Anda, como todas as plantas da casa, meio murcha, negando verde, desistindo de esticar folhas e caule. É claro que falta sol. Mesmo quando as peças se amarelam e esquentam porque é dia leve lá fora, é sem nuvens e é de algum vento capaz de sacudir as cortinas e as energias viciadas e encalhadas nos cantos dos cômodos, falta sol. Está, como todas as plantas da casa, ressequida, com a pele quebradiça e boa parte do corpo dando defeito. O blusão colorido e o batom vinho para sempre na boca não dão mais jeito. Não disfarçam. Não distraem. Não aliviam. Deve ser o frio.
Deve ser. O frio. Assemelha-se, e não vagamente, aos peixes que tentou criar sem sucesso anos atrás. Queria os dourados, barrigudos, de olhos arregalados, circulando no aquário ao redor da folhagem plástica e do termostato, mas também acolhia os que se reproduziam rápido, os que faziam faxina entre as pedras e os que tinham nadadeiras longas. Criar peixes é uma agonia. E um exercício filosófico constante. Perdeu um a um até entender que não há paz possível em se brincar de Deus. Parece que aprendeu os comportamentos dos bichos e agora os repete, todos ao mesmo tempo: nada sem rumo e não vai a lugar nenhum, come o que cai na frente da cara, sofre das doenças de inverno – inevitáveis os pontos brancos – e sobe à superfície para se encher de ar quando o ambiente fica insuportável. E isso é tudo. Vai resistindo conforme oscila a temperatura. O frio, deve ser.
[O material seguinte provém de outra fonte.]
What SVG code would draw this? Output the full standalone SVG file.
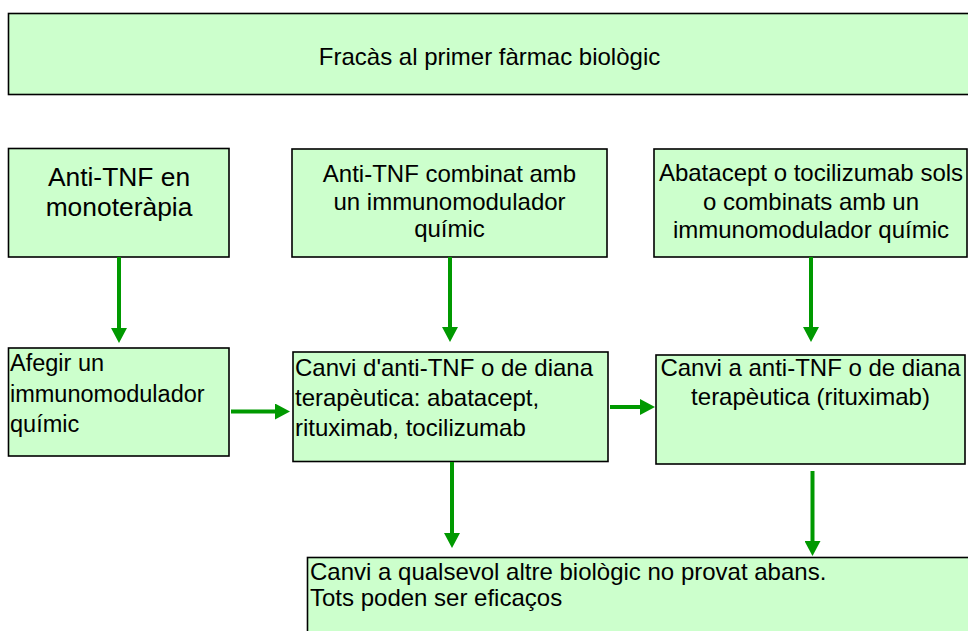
<svg xmlns="http://www.w3.org/2000/svg" width="968" height="631" viewBox="0 0 968 631">
<style>
.box{fill:#CCFFCC;stroke:#000;stroke-width:1.6}
.t{font-family:"Liberation Sans",Arial,sans-serif;font-size:24px;fill:#000}
.c{text-anchor:middle}
.conn line{stroke:#009900;stroke-width:4}
</style>
<defs>
<marker id="ah" viewBox="0 0 15 16" markerWidth="15" markerHeight="16" refX="1" refY="8" orient="auto" markerUnits="userSpaceOnUse">
<path d="M0,0 L15,8 L0,16 z" fill="#009900"/>
</marker>
</defs>
<rect width="968" height="631" fill="#fff"/>
<g id="n0">
<rect class="box" x="8.5" y="13.5" width="970" height="81"/>
<text class="t c" x="489.5" y="65">Fracàs al primer fàrmac biològic</text>
</g>
<g id="n1">
<rect class="box" x="8.5" y="148.5" width="220.5" height="108.5"/>
<text class="t c" x="119" y="186" style="font-size:26.4px">Anti-TNF en</text>
<text class="t c" x="119" y="216" style="font-size:26.4px">monoteràpia</text>
</g>
<g id="n2">
<rect class="box" x="292" y="149" width="315" height="108"/>
<text class="t c" x="449.5" y="181.5">Anti-TNF combinat amb</text>
<text class="t c" x="449.5" y="209.5">un immunomodulador</text>
<text class="t c" x="449.5" y="237">químic</text>
</g>
<g id="n3">
<rect class="box" x="654" y="149" width="313" height="108"/>
<text class="t c" x="811" y="181">Abatacept o tocilizumab sols</text>
<text class="t c" x="811" y="209.5">o combinats amb un</text>
<text class="t c" x="811" y="237.5">immunomodulador químic</text>
</g>
<g id="n4">
<rect class="box" x="8.5" y="348" width="220.5" height="108"/>
<text class="t" x="10" y="371" style="font-size:23.5px">Afegir un</text>
<text class="t" x="10" y="402" style="font-size:23.5px">immunomodulador</text>
<text class="t" x="10" y="432" style="font-size:23.5px">químic</text>
</g>
<g id="n5">
<rect class="box" x="293" y="352" width="315" height="109.5"/>
<text class="t" x="295" y="376">Canvi d'anti-TNF o de diana</text>
<text class="t" x="295" y="406">terapèutica: abatacept,</text>
<text class="t" x="295" y="436">rituximab, tocilizumab</text>
</g>
<g id="n6">
<rect class="box" x="656" y="355" width="309" height="109"/>
<text class="t c" x="810.5" y="376">Canvi a anti-TNF o de diana</text>
<text class="t c" x="810.5" y="404.5">terapèutica (rituximab)</text>
</g>
<g id="n7">
<rect class="box" x="307.5" y="557.5" width="680" height="100"/>
<text class="t" x="310" y="580">Canvi a qualsevol altre biològic no provat abans.</text>
<text class="t" x="310" y="606">Tots poden ser eficaços</text>
</g>
<g class="conn" id="connectors">
<line x1="119" y1="257" x2="119" y2="329" marker-end="url(#ah)"/>
<line x1="231" y1="411.5" x2="276" y2="411.5" marker-end="url(#ah)"/>
<line x1="450" y1="257" x2="450" y2="328" marker-end="url(#ah)"/>
<line x1="610" y1="407" x2="641" y2="407" marker-end="url(#ah)"/>
<line x1="811" y1="257" x2="811" y2="328" marker-end="url(#ah)"/>
<line x1="452" y1="462" x2="452" y2="534" marker-end="url(#ah)"/>
<line x1="812.5" y1="471" x2="812.5" y2="542" marker-end="url(#ah)"/>
</g>
</svg>
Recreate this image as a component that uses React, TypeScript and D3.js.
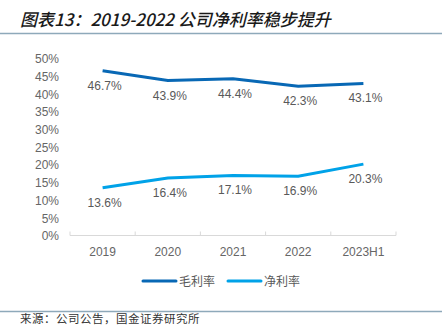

Tem, e não por preguiça, um sono que só aumenta e a pega de segunda a segunda, à noite, pela madrugada, e por último também nos intervalos da rotina. É chegar em casa que os ombros pesam, o barulho do apartamento vizinho espeta os ouvidos e qualquer assento chama. Não precisa ser cama com edredom, o sofá é suficiente e abraça seu metro e meio todinho. Vale cadeira, vale banco de ônibus, valem as costas apoiadas na parede e até os olhos abertos. É prestar atenção para ver que o corpo permanece, mas a vida voou dali sabe-se lá para onde. O bom é que volta. A vida volta contrariada, mas volta. Deve ser só o frio.
Ouviu mais cedo, e não por escolha, que em tanto tempo de profissão aquela voz vestida de jaleco com flores bordadas na gola jamais viu quem se recuperasse de um 10 F32, som de alegria insistente e velha entrando pelas orelhas blá, blá, blá, não fazia sentido, como não faz sua garganta ardendo e seus pés gelados, apesar de duas meias soquete sobrepostas. Mais cedo chovia e era cinza por todos os lados, na mesma medida fora e dentro, e ela pensou que estava em casa, que tinha enfim compreendido, que tudo em si combinava com tudo ao redor, que havia sintonia e coerência entre a rua molhada, glacial, e os seus cabelos pingando água do céu, e, bem, era bonito aquilo tudo assim: o passo cabendo na calçada e o sentido, de repente, da possibilidade de rédea na mão outra vez. Mas não. Certezas ditas dentro de salas iluminadas e aquecidas artificialmente são de uma convicção desoladora. Talvez não haja cura para ela. Deve ser, mesmo, o frio.